Today I give you the recipe for HOMEMADE CHICKEN TAMALES


24 dried corn husks

1 whole chicken

(3 - 4 lbs. cut up)

1 medium onion quartered

2 tsp. salt

1 garlic clove crushed

3 quarts water


1 cup shortening

3 cups masa


6 tbsp. canola oil 1/4 tsp. garlic powder

6 tbsp. all-purpose flour 1/4 tsp. pepper

3/4 cup chili powder 2 cans sliced black olives drained

1/2 tsp. salt Hot water


For the prep, cover corn husks with cold water and soak until softened (at least 2 hours).

Place chicken, onion, salt, and garlic in a 6 qt. stockpot, pour in 3 quarts water and bring to a boil. Reduce heat and simmer while covered until the chicken is tender (about 45 - 60 min.)

Remove the chicken from the broth and when cool enough to handle, remove the bones and skin and discard. Shred the chicken, strain the juices, and skim the fat. Save this stock.

For the dough, beat the shortening until light and fluffy (about 1 minute). Beat in the masa harina a little at a time, alternating with the stock - using no more than 2 cups of the stock.

Drop a small amount of dough into a cold cup of water - it should float. If it doesn't, continue beating and rechecking until it does.

For the filling, heat oil in a Dutch oven and stir in the flour until blended. Cook and stir over medium heat until lightly browned (about 7 - 9 minutes). Then stir in the seasonings, the chicken, and the remaining stock - bring to a boil. Reduce the heat and simmer uncovered while stirring occasionally, until thickened (about 45 minutes).

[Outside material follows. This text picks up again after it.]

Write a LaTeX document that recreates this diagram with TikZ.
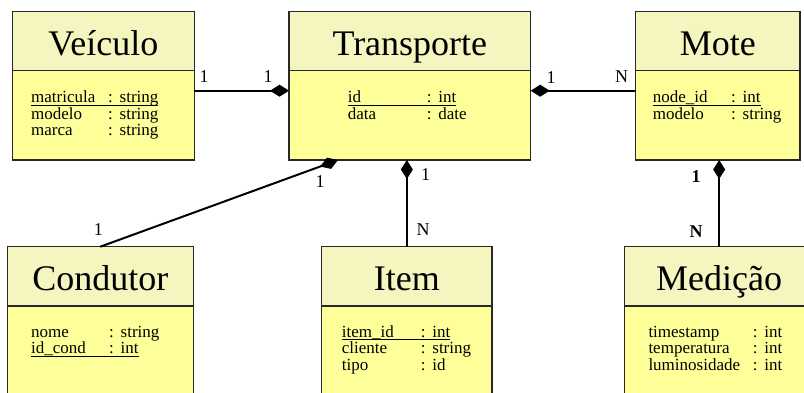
\documentclass[tikz,border=0pt]{standalone}
\usepackage{fontspec}
\setmainfont{Liberation Serif}
\usetikzlibrary{arrows.meta}

\definecolor{hdrfill}{RGB}{245,245,192}
\definecolor{bodyfill}{RGB}{255,255,153}
\definecolor{edgecol}{RGB}{40,40,40}

% one attribute row: name column, colon column, type
\newcommand\attrrow[3]{\makebox[#1][l]{#2}\makebox[11.5pt][l]{:}#3}
% key attribute row, underlined across the whole row
\newcommand\keyrow[3]{\setbox0\hbox{\attrrow{#1}{#2}{#3}}\rlap{\rule[-2.8pt]{\wd0}{0.8pt}}\box0}

\begin{document}
\begin{tikzpicture}[x=1pt,y=-1pt,
  hdr/.style={draw=edgecol, line width=1.2pt, fill=hdrfill, anchor=north west,
    inner sep=0pt, outer sep=0pt, minimum height=59pt,
    font=\fontsize{36}{36}\selectfont, text height=28pt, text depth=0pt},
  bodybox/.style={draw=edgecol, line width=1.2pt, fill=bodyfill, anchor=north west,
    inner sep=0pt, outer sep=0pt},
  attrs/.style={anchor=base west, inner sep=0pt, font=\fontsize{17}{16.3}\selectfont},
  mult/.style={inner sep=0pt, font=\fontsize{18}{18}\selectfont},
  multb/.style={mult, font=\fontsize{18}{18}\selectfont\bfseries},
  conn/.style={line width=2pt, draw=black},
  agg/.style={conn, {Diamond[length=19pt,width=12pt]}-}]

\useasboundingbox (0,0) rectangle (804,392);
\clip (0,0) rectangle (804,392);

% ---- classes ----
% Veiculo
\node[bodybox, minimum width=182pt, minimum height=89.3pt] (vb) at (12.3,70.7) {};
\node[hdr, minimum width=182pt] (vh) at (12.3,11.7) {Veículo};
\node[attrs] (va) at (31,102.7) {\begin{tabular}[t]{@{}l@{}}
  \keyrow{77pt}{matricula}{string}\\
  \attrrow{77pt}{modelo}{string}\\
  \attrrow{77pt}{marca}{string}
\end{tabular}};

% Transporte
\node[bodybox, minimum width=241.7pt, minimum height=89.3pt] (tb) at (289,70.7) {};
\node[hdr, minimum width=241.7pt] (th) at (289,11.7) {Transporte};
\node[attrs] (ta) at (347.7,102.7) {\begin{tabular}[t]{@{}l@{}}
  \keyrow{79pt}{id}{int}\\
  \attrrow{79pt}{data}{date}
\end{tabular}};

% Mote
\node[bodybox, minimum width=164.3pt, minimum height=89.3pt] (mb) at (635.7,70.7) {};
\node[hdr, minimum width=164.3pt] (mh) at (635.7,11.7) {Mote};
\node[attrs] (ma) at (652.7,102.7) {\begin{tabular}[t]{@{}l@{}}
  \keyrow{78.3pt}{node\_id}{int}\\
  \attrrow{78.3pt}{modelo}{string}
\end{tabular}};

% Condutor
\node[bodybox, minimum width=186pt, minimum height=100pt] (cb) at (7.3,306) {};
\node[hdr, minimum width=186pt, minimum height=59.3pt] (ch) at (7.3,246.7) {Condutor};
\node[attrs] (ca) at (31,337.3) {\begin{tabular}[t]{@{}l@{}}
  \attrrow{78pt}{nome}{string}\\
  \keyrow{78pt}{id\_cond}{int}
\end{tabular}};

% Item
\node[bodybox, minimum width=170.3pt, minimum height=100pt] (ib) at (321.7,306) {};
\node[hdr, minimum width=170.3pt, minimum height=59.3pt] (ih) at (321.7,246.7) {Item};
\node[attrs] (ia) at (341.7,337.3) {\begin{tabular}[t]{@{}l@{}}
  \keyrow{79pt}{item\_id}{int}\\
  \attrrow{79pt}{cliente}{string}\\
  \attrrow{79pt}{tipo}{id}
\end{tabular}};

% Medicao
\node[bodybox, minimum width=189.7pt, minimum height=100pt] (eb) at (624.3,306) {};
\node[hdr, minimum width=189.7pt, minimum height=59.3pt] (eh) at (624.3,246.7) {Medição};
\node[attrs] (ea) at (648.3,337.3) {\begin{tabular}[t]{@{}l@{}}
  \attrrow{104.4pt}{timestamp}{int}\\
  \attrrow{104.4pt}{temperatura}{int}\\
  \attrrow{104.4pt}{luminosidade}{int}
\end{tabular}};

% ---- associations ----
\draw[agg] ([yshift=24.65pt]tb.west) -- ([yshift=24.65pt]vb.east);
\draw[agg] ([yshift=24.65pt]tb.east) -- ([yshift=24.65pt]mb.west);
\draw[agg] ([xshift=49pt]tb.south west) -- (ch.north);
\draw[agg] (ih.north |- tb.south) -- (ih.north);
\draw[agg] (eh.north |- mb.south) -- (eh.north);

% ---- multiplicities ----
\node[mult] (m1) at (204,77) {1};
\node[mult] (m2) at (268,77) {1};
\node[mult] (m3) at (551,78) {1};
\node[mult] (m4) at (621.5,77) {N};
\node[mult] (m5) at (98.3,229.5) {1};
\node[mult] (m6) at (320,181.5) {1};
\node[mult] (m7) at (425.5,175) {1};
\node[mult] (m8) at (423,230) {N};
\node[multb] (m9) at (696,176.5) {1};
\node[multb] (m10) at (696,231.5) {N};
\end{tikzpicture}
\end{document}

For the assembly, drain the corn husks and pat dry, then tear 4 of the husks to make 20 strips for tying the tamales. To prevent the husks from drying out, cover them with a damp cloth until ready to use. On the wide end of each remaining husk, spread 3 tbsp. of the dough and top with 2 tbsp. of the chicken filling and then 2 tsp. olives - leave a 1/2" margin on the edges of the husk. Fold the long sides of the husk over the filling, overlapping slightly, then fold over the narrow end of the husk and tie it with the strip to secure.

For serving, place a large steamer basket in a stockpot over water and place the tamales upright in it. Bring to a boil, steam the tamales while covered, adding hot water to the pot as needed, until the dough peels away from the husk (about 45 minutes). Enjoy!

Sidenote: I can now see why I never made tamales while I was still working! If you don't have a whole day to spend in the kitchen, there are many delis, markets, and grocery stores that have their own delicious tamales to purchase...just sayin'

But if you do have the time and want to take on tamale-making, I'd suggest making a bunch to make it worth your time because they do freeze well!